Until yesterday, I’d never finished the Piper sermon that caused all this upheaval, so I had no way of knowing that the very next thing he’d say is, “Do not presume to figure God out totally.” (Welp, I spent a hard year trying to do just that. Wish I’d listened for ten more seconds.) And then the next thing he’d say has proven incredibly prophetic: “Wimpy worldviews produce wimpy Christians, and wimpy Christians will not survive the days that are coming.” I can tell you beyond the shadow of a doubt, had the Lord not taken a sledgehammer to my wimpy worldview, I would not have survived this life. I wouldn’t have made it through church planting or depression or anxiety or isolation or spiritual warfare or a baby with an incurable disease. I’m almost in tears thinking about how kind He was to lead me into, through, and out of that valley of doubt.

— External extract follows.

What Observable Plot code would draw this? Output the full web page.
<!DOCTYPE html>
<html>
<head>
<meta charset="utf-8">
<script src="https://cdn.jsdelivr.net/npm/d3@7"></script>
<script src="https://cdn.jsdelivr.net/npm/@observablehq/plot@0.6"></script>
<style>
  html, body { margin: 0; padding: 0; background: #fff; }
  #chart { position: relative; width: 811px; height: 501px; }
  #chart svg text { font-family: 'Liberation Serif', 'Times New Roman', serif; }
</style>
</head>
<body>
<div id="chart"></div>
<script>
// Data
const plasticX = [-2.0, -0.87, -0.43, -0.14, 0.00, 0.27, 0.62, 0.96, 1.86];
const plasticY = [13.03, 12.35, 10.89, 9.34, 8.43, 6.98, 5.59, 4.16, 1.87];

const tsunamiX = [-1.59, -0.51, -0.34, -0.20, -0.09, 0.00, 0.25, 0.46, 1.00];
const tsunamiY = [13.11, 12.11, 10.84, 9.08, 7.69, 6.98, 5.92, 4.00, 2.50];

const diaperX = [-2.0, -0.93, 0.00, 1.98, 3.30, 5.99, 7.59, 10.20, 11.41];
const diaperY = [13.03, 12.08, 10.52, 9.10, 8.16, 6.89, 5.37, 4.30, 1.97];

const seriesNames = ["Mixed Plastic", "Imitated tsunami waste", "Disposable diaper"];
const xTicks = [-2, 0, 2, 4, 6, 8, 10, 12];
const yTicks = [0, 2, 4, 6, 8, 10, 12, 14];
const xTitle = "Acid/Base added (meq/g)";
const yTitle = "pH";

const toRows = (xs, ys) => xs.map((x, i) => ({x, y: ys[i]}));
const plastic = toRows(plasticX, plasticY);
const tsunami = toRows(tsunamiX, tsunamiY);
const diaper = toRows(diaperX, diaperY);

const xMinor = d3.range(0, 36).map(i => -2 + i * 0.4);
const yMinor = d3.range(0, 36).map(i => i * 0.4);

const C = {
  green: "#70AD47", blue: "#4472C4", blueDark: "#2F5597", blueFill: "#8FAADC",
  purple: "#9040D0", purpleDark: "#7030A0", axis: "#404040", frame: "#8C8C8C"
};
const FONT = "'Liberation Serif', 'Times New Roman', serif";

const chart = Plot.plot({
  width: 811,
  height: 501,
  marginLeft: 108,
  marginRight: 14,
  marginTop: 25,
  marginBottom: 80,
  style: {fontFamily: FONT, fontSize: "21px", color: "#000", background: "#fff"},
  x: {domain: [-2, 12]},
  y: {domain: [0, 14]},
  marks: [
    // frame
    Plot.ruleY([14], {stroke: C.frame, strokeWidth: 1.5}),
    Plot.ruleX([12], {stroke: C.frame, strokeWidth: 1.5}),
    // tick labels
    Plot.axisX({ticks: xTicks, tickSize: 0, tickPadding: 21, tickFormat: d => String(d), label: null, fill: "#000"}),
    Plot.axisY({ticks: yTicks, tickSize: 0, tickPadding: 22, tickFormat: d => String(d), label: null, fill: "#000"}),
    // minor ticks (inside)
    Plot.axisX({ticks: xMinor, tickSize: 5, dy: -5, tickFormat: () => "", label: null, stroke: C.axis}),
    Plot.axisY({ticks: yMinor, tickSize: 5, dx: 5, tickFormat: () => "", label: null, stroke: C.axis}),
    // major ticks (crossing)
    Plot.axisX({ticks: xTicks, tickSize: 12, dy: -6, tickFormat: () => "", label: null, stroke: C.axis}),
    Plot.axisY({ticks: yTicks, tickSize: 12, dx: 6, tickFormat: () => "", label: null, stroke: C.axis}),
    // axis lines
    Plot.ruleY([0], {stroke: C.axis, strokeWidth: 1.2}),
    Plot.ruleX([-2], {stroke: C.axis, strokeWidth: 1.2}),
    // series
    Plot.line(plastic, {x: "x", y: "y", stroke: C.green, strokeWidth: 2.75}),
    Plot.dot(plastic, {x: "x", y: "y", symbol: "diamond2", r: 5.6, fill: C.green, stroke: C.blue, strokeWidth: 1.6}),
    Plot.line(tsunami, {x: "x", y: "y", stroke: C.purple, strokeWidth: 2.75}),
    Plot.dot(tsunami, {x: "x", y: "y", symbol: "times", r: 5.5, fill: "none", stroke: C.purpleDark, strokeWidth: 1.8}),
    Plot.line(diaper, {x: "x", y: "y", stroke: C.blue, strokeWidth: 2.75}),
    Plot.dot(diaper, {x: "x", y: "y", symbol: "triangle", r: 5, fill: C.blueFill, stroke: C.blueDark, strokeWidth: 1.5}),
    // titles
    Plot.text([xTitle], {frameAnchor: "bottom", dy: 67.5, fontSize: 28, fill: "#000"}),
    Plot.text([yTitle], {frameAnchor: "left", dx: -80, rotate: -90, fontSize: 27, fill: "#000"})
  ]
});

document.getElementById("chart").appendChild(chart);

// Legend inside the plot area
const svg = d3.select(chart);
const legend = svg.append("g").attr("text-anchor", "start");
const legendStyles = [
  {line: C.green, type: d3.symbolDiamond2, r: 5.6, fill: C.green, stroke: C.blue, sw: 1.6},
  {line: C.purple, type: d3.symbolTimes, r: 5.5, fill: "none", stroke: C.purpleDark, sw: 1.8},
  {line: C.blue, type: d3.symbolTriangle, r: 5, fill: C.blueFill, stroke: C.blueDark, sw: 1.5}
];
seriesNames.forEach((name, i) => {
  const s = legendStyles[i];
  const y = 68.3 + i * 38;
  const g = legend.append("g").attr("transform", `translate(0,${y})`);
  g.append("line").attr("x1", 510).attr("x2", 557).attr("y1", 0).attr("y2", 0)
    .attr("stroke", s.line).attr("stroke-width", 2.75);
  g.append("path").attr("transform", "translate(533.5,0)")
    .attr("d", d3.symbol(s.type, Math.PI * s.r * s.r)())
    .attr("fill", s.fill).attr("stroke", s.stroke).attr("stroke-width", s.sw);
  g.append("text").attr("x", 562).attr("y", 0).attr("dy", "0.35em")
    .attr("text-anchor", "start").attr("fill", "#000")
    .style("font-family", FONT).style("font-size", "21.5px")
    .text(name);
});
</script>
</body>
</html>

Sometimes God has to demolish “good enough” for our own good. Comfort addicts that we are, we’re oblivious to the difficulties on the road ahead and the depths of grace He yearns to show us along the way. The only chance we have is for Him to pulverize our puny faith and replace it with something real and robust, sure-footed and clear-eyed.
If you find yourself reduced to rubble by the King of the universe, take courage; He has something so much better in mind for you than what you’ve settled for. He will never tear down without a plan to rebuild. You are in the very best hands possible—the same hands that hold the Milky Way together and hung bloody from a tree to secure a home for you in glory. He’s not brought you this far to abandon you now. Trust His heart and take the next step, even if it’s up to the wrecking ball. You’ll discover it’s a beautiful place for a new beginning.
**While I won’t mention her name, I suspect God intentionally used this teacher to influence my story in the thread of 1 Corinthians 1:27-29 to keep me humble. I can boast in nothing but His power and wisdom.